Have the contractor provide his HST #. Call the Canada Revenue Agency at 1-800-959-5525 and give them the number. They will confirm - hopefully - that the number actually belongs to the contractor you're negotiating with. If it turns out the number belongs to General Motors, you'll know you're being scammed. Check with Registry of Joint Stocks to verify that the company or partnership is still active (there are no sole proprietorships in NS) - collecting HST for a non-existent or dissolved company is a no-no. Reno contractors have been known to use someone else's HST number, and then collect the 15% but keep it for themselves. Few things make the CRA angrier. CRA even ran a series of TV ads a few years ago, warning against crooked "cash under the table" contractors.

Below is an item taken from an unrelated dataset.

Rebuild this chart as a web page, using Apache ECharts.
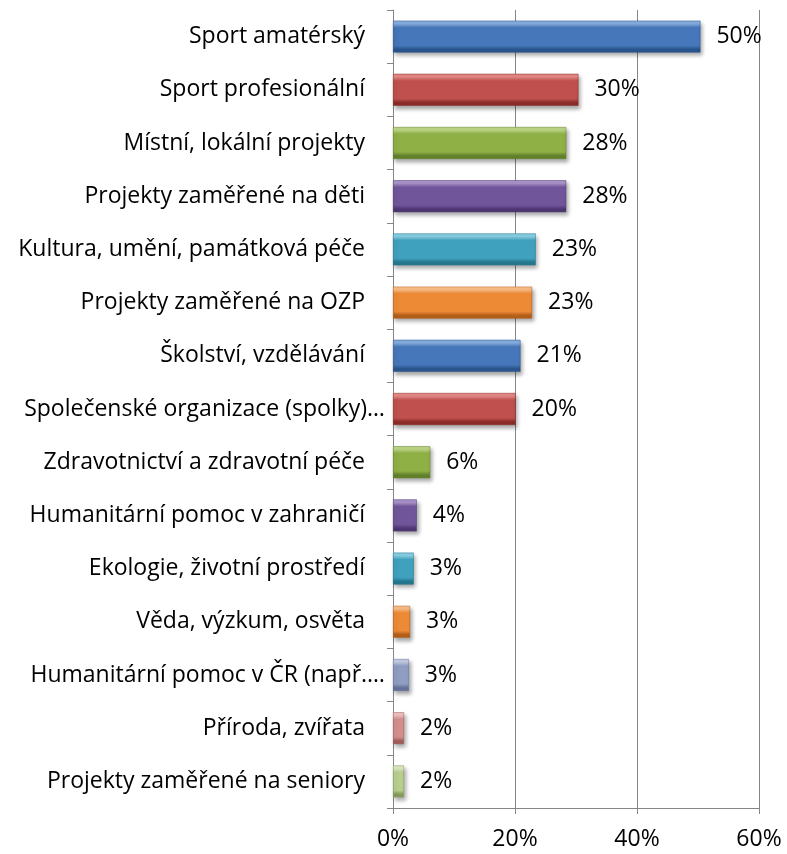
<!DOCTYPE html>
<html>
<head>
<meta charset="utf-8">
<script src="https://cdn.jsdelivr.net/npm/echarts@6/dist/echarts.min.js"></script>
<style>html,body{margin:0;padding:0;background:#fff}#c{width:787px;height:854px}</style>
</head>
<body>
<div id="c"></div>
<script>
var categories = [
  "Sport amatérský",
  "Sport profesionální",
  "Místní, lokální projekty",
  "Projekty zaměřené na děti",
  "Kultura, umění, památková péče",
  "Projekty zaměřené na OZP",
  "Školství, vzdělávání",
  "Společenské organizace (spolky)…",
  "Zdravotnictví a zdravotní péče",
  "Humanitární pomoc v zahraničí",
  "Ekologie, životní prostředí",
  "Věda, výzkum, osvěta",
  "Humanitární pomoc v ČR (např.…",
  "Příroda, zvířata",
  "Projekty zaměřené na seniory"
];
var values = [50.4, 30.4, 28.4, 28.4, 23.4, 22.8, 20.9, 20.1, 6.1, 3.9, 3.4, 2.8, 2.6, 1.8, 1.8];
var xTicks = [0, 20, 40, 60];

var palette = [
  ["#86aee0", "#4677ba", "#2a558c"],
  ["#e58986", "#c0504d", "#8a2c29"],
  ["#bcd684", "#8fb045", "#62802a"],
  ["#a993c9", "#71559b", "#4e3672"],
  ["#86cfe3", "#3fa1bd", "#25778e"],
  ["#fbbd85", "#ec8a36", "#b35f1a"],
  ["#86aee0", "#4677ba", "#2a558c"],
  ["#e58986", "#c0504d", "#8a2c29"],
  ["#bcd684", "#8fb045", "#62802a"],
  ["#a993c9", "#71559b", "#4e3672"],
  ["#86cfe3", "#3fa1bd", "#25778e"],
  ["#fbbd85", "#ec8a36", "#b35f1a"],
  ["#c3cbe3", "#8f9dc3", "#63709a"],
  ["#efc0bf", "#d48f8d", "#a05c5a"],
  ["#dde9c3", "#b9cf8f", "#879c5e"]
];

function grad(p) {
  return new echarts.graphic.LinearGradient(0, 0, 0, 1, [
    {offset: 0, color: p[0]},
    {offset: 0.1, color: p[0]},
    {offset: 0.22, color: p[1]},
    {offset: 0.78, color: p[1]},
    {offset: 0.9, color: p[2]},
    {offset: 1, color: p[2]}
  ]);
}

var data = values.map(function (v, i) {
  return {
    value: v,
    itemStyle: {
      color: grad(palette[i]),
      borderColor: palette[i][2],
      borderWidth: 0.5,
      shadowColor: "rgba(0,0,0,0.35)",
      shadowBlur: 4,
      shadowOffsetX: 2,
      shadowOffsetY: 3
    }
  };
});

var font = "Open Sans";
var chart = echarts.init(document.getElementById("c"), null, {renderer: "canvas"});
chart.setOption({
  animation: false,
  grid: {left: 393, right: 28, top: 10, bottom: 46, containLabel: false},
  xAxis: {
    type: "value",
    min: xTicks[0],
    max: xTicks[xTicks.length - 1],
    interval: 20,
    axisLine: {show: true, lineStyle: {color: "#868686", width: 1}},
    axisTick: {show: true, length: 6, lineStyle: {color: "#868686"}},
    splitLine: {show: true, lineStyle: {color: "#868686", width: 1}},
    axisLabel: {
      formatter: function (v) { return v + "%"; },
      color: "#000", fontSize: 23, fontFamily: font, margin: 20
    }
  },
  yAxis: {
    type: "category",
    data: categories,
    inverse: true,
    axisLine: {show: true, lineStyle: {color: "#868686", width: 1}},
    axisTick: {show: true, length: 6, lineStyle: {color: "#868686"}},
    axisLabel: {
      color: "#000", fontSize: 23, fontFamily: font, margin: 8,
      formatter: function (v) {
        return v.charAt(v.length - 1) === "…" ? "{t|" + v + "}" : "{n|" + v + "}";
      },
      rich: {
        t: {color: "#000", fontSize: 23, fontFamily: font},
        n: {color: "#000", fontSize: 23, fontFamily: font, padding: [0, 20, 0, 0]}
      }
    }
  },
  series: [{
    type: "bar",
    data: data,
    barCategoryGap: "40%",
    label: {
      show: true,
      position: "right",
      distance: 16,
      color: "#000",
      fontSize: 23,
      fontFamily: font,
      formatter: function (p) { return Math.round(p.value) + "%"; }
    }
  }]
});
</script>
</body>
</html>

It's unlikely that a contractor does not have an HST # - any business grossing over $30,000/yr has to have one. Be wary of anyone who says he doesn't have one for any reason.

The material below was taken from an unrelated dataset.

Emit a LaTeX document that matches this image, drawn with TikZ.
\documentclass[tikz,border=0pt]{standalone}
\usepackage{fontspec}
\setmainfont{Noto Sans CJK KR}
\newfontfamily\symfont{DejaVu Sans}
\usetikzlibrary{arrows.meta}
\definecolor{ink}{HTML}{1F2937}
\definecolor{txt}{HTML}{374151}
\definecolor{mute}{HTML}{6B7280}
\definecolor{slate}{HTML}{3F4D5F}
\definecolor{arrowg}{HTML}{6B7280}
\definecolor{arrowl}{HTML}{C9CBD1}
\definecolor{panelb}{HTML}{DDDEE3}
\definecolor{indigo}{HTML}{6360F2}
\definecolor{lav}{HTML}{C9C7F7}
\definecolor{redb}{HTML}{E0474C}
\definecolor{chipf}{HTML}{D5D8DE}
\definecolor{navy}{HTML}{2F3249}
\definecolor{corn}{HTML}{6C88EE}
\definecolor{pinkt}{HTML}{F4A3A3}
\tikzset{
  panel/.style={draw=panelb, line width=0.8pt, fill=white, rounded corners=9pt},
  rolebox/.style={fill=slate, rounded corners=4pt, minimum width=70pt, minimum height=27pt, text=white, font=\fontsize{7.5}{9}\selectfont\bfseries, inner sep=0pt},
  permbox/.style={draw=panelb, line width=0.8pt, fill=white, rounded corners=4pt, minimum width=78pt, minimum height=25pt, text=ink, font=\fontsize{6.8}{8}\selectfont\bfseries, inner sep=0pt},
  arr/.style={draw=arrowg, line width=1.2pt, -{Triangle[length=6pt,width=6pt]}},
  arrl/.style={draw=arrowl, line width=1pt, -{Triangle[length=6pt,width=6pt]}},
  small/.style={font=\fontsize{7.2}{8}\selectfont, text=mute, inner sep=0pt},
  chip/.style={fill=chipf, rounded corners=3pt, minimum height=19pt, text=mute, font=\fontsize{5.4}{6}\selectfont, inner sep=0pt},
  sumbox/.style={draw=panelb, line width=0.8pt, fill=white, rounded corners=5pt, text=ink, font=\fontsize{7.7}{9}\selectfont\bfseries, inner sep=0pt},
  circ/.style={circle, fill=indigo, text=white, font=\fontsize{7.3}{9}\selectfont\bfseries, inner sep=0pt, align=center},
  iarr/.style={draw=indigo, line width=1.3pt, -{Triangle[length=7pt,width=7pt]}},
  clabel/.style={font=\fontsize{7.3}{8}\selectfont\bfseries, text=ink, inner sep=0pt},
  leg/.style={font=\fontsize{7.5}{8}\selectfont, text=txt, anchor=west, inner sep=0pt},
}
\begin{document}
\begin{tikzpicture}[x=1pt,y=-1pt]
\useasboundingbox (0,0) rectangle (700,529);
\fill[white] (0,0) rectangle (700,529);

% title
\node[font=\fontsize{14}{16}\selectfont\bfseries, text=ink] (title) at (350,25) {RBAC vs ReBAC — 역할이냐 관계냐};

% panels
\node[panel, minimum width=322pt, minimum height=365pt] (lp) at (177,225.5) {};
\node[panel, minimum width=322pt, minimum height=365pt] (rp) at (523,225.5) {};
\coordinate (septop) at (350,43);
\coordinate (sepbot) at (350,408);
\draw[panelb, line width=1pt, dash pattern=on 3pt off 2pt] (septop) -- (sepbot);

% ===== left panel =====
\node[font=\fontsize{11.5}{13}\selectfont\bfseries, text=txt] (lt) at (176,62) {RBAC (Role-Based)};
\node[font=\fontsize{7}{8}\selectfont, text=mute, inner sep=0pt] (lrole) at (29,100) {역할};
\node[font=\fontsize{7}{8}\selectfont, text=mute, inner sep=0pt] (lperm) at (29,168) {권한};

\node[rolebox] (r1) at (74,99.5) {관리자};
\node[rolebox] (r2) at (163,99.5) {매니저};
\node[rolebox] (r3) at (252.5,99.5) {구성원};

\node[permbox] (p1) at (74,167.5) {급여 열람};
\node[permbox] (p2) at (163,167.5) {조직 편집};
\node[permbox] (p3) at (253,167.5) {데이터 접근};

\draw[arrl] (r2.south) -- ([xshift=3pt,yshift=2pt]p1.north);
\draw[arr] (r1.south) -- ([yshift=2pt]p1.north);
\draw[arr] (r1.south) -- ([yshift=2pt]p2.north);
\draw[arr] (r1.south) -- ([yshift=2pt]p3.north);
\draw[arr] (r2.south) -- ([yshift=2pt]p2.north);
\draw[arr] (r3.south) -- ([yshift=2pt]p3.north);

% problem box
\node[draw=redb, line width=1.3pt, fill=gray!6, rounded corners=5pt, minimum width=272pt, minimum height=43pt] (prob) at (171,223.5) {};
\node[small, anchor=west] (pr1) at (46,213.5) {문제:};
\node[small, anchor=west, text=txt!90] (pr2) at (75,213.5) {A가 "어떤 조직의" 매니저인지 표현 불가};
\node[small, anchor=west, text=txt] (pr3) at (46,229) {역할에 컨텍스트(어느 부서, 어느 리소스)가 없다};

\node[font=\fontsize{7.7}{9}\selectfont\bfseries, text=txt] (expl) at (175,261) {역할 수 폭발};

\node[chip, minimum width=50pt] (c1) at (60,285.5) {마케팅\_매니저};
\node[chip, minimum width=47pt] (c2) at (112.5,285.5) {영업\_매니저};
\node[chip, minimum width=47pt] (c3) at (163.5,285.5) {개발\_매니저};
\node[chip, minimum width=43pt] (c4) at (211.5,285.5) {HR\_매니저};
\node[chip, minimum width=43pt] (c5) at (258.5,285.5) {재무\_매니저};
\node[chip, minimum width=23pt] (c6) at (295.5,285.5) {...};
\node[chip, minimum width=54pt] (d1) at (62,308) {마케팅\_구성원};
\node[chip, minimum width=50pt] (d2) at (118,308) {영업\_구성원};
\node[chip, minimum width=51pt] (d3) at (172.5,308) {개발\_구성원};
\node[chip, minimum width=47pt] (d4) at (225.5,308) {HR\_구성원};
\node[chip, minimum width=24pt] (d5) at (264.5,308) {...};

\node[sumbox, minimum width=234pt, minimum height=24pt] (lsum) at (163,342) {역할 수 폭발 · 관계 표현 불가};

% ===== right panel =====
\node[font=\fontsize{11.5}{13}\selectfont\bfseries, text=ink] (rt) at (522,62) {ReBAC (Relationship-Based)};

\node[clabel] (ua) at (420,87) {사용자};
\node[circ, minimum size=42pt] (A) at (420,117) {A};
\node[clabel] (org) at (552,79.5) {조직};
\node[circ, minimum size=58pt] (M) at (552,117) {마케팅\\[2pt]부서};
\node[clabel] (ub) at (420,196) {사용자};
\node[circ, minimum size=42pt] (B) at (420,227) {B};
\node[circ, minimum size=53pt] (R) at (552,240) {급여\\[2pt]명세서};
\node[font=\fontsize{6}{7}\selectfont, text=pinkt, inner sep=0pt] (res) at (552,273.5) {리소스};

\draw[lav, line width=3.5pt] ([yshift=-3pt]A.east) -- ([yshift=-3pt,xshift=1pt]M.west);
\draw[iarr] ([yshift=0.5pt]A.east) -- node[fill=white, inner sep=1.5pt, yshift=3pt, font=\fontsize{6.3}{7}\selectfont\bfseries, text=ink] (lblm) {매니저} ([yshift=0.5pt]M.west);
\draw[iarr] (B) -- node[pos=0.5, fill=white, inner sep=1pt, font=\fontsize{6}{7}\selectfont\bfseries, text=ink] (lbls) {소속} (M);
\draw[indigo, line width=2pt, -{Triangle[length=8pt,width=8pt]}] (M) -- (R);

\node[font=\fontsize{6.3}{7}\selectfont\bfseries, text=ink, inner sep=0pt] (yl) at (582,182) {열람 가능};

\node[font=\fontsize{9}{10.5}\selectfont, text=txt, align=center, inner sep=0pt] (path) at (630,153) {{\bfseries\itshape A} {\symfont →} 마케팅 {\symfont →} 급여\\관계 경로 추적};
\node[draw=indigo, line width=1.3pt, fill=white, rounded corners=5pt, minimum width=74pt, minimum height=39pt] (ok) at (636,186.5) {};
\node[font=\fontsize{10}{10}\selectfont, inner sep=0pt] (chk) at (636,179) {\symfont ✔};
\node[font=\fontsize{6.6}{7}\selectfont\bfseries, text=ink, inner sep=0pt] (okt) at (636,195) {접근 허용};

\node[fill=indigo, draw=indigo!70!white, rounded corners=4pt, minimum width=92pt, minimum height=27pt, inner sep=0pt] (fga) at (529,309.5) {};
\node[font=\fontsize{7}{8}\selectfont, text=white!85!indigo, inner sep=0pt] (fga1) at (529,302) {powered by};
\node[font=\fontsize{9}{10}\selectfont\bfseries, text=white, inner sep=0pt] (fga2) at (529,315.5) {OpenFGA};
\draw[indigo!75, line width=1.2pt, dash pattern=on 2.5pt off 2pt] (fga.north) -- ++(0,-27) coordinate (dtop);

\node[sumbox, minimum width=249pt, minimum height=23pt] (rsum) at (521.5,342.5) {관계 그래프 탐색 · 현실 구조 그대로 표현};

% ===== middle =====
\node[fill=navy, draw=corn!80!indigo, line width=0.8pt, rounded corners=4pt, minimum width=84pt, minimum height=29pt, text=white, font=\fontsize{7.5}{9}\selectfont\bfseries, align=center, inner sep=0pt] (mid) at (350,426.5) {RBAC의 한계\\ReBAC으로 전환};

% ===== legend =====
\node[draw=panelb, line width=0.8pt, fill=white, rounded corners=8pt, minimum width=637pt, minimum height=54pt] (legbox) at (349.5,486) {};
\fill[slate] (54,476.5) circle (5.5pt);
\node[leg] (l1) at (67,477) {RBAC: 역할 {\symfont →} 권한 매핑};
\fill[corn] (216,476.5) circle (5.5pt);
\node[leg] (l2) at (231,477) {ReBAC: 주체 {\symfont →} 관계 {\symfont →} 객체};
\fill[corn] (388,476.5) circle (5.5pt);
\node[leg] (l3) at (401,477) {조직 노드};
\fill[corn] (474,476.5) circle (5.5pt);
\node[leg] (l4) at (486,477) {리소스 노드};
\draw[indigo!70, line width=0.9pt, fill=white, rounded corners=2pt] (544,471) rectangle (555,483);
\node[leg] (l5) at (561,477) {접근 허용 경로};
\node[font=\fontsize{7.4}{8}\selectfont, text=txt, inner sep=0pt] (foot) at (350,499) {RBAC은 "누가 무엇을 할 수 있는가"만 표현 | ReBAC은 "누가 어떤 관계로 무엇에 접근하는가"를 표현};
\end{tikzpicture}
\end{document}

Having a written contract does not protect you from a dishonest contractor - he, or anyone, can still slap a lien on your house for any amount he chooses. A common scam is to claim that you made him perform extra work. It's his word against yours, but if there's a thorough contract in place, the absence of a change order tilts the situation in your favour. And when it works its way into court (if it gets that far), having a written contract is going to make a satisfactory outcome a lot more likely than if there is no contract.

NEVER hand out keys or allow a contractor to bring tools or materials into your house until the contract is signed. When the project is finished, change the locks. Some contractors will make copies of keys and hand them out to anybody who asks for one. You'll never get them all back.